D’emblée, on est attiré par le personnage qui figure sur la couverture. Il a un côté Petit Prince, mais en plus turbulent. Au fil des pages, on suit les évolutions de cette jeune femme capable des positions les plus acrobatiques. Elle doit pratiquer le skate, ou être une excellente break dancer. Imaginé par la dessinatrice Marion Ferraud, dont le pinceau est aussi souple que les figures qu’elle représente, ce personnage pourrait servir de guide au lecteur pénétrant dans le monde à la fois familier et singulier de Philippe Bonnet. Après « Textes de variété moderne » (2019, Éditions Bleu&Jaune), le journaliste qui a redonné vie aux Soirées de Paris propose cette fois un ouvrage poétique au titre sibyllin: « Soyons snobs en attendant le retour des papillons ». Pour déconcertante qu’elle soit, la formule peut donner le ton du recueil. Pas de prétentions métaphysiques, pas de messages, pas de préciosités … si ce n’est parfois pour la beauté du mot, pour son exotisme, pour sa couleur. Plus flâneur que voyageur, plus citadin que campagnard, Philippe Bonnet trouve son inspiration dans l’environnement immédiat, et explore le banal pour en extraire des richesses insoupçonnées.

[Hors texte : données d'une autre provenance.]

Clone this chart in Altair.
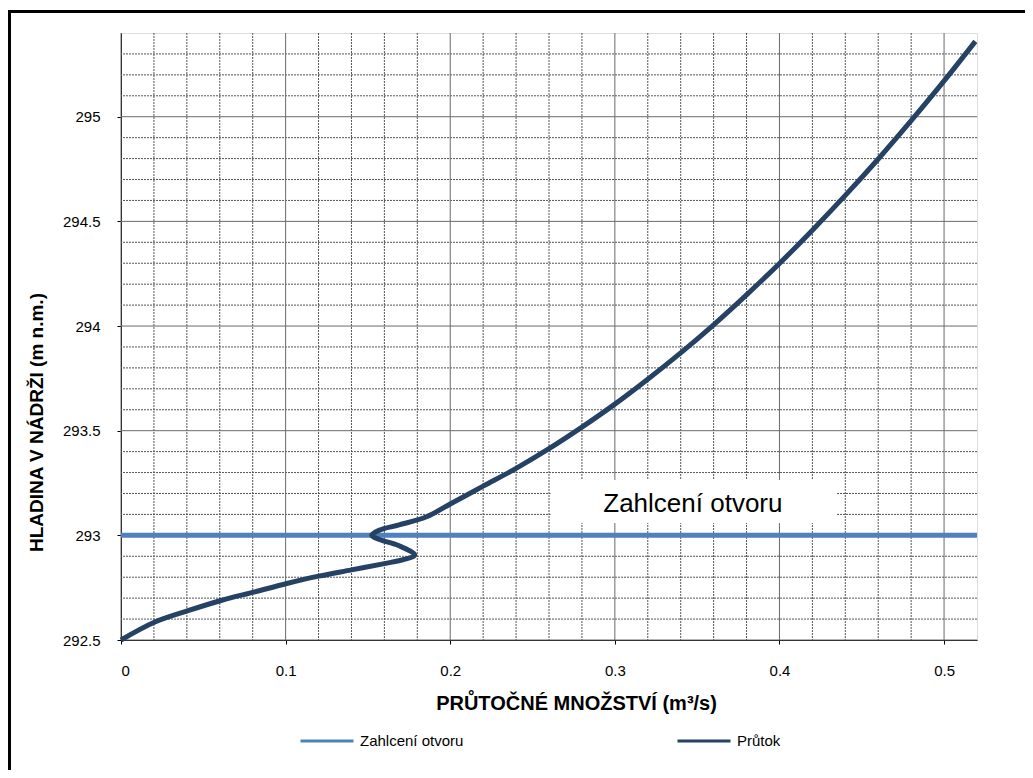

Comme pour le précédent recueil, on se gardera bien de lire page après page dans l’ordre arithmétique. D’ailleurs le livre d’une centaine de pages, format « à l’italienne », ne comporte qu’une numérotation symbolique tellement elle est diaphane. Guidés par le hasard, toujours accompagnés du personnage de Marion Ferraud, on errera d’un poème à l’autre. Les textes souvent courts, dépourvus de titres, se succèdent comme autant d’estampes qui se suffisent à elles-mêmes. Ce peut être une situation moins ordinaire qu’il n’y paraît, une rencontre inopinée, un moment observé, comme cette scène avec ces trois gamins à capuche croisés dans l’autobus: « Et l’un d’eux a dit/Alors on fait quoi /On ne va quand même pas/Rester debout/Comme des zoizeaux /Quelque part/Quelqu’un a ri ».
Parfois l’imagination vient modifier le réel et l’on devine le clin d’œil: « Je ne t’ai pas/Reconnue tout de suite/La dernière fois/Tu étais apparue/ En machine à coudre/ C’est vrai que ça change ». Philippe Bonnet aborde aussi des sujets « graves » mais il le fait avec la politesse (ou la bienséance) qui permet d’éviter tout pathos: « Avis de fermeture/Tout le bleu du ciel/A viré au jaune/Et mon vieux père a dit/Je m’ennuie/ Je veux mourir /Le soleil n ‘a plus d’intérêt ».
Derrière l’apparence de sérieux (c’est une poésie qui sait se tenir), il y a souvent un regard oblique, un rictus, un humour distancié. En d’autres temps, lorsque les revues littéraires aimaient classer les tendances des multiples écoles poétiques, on aurait rangé Philippe Bonnet parmi les « Fantaisistes », au même titre que Paul-Jean Toulet, Francis Carco ou Franc-Nohain. Cette fantaisie-là a souvent des relents surréalistes: « Au fond de l’aquarium/Je suis le scaphandrier en deuil/ Qui pleure sa jolie morue/Boréale/La faute à la pleine lune. »
L’un des derniers textes reprend le titre et, d’une certaine façon, l’explique: « Restons snobs/En attendant le retour/des papillons /II est grand temps/De sulfater les étoiles ». Qu’il nous soit permis de penser que l’auteur raille les politiques qui citent abondamment ce vers d’Apollinaire, à chaque discours, ad nauseam: « Il est grand temps de rallumer les étoiles « … sans toujours en connaître bien l’origine (il provient du prologue des « Mamelles de Tirésias »).
Quant au snobisme de façade que recommande l’auteur, on sera éclairé par la lecture de l’ouvrage. De la même façon qu’il existe des marxistes « tendance Groucho », Philippe Bonnet serait plutôt quant à lui un snob… « tendance Boris Vian » (« J’suis snob », la célèbre chanson de l’écrivain trompettiste date de 1954). Il y a pire comme parrainage.
Gérard Goutierre
Merci Gérard, nul n’aurait su mieux dire
Merci pour cette lecture éclairante, qui nous dit pourquoi on a adoré ces mots et ces dessins, pourquoi c’est un tel bonheur de tenter de mettre ses pas dans les pas de l’auteur, qui nous balade – dans tous les sens du terme – dans ses sentiers poétiques.
Une belle amitié, deux plumes vagabondes et volages, on applaudit bien fort!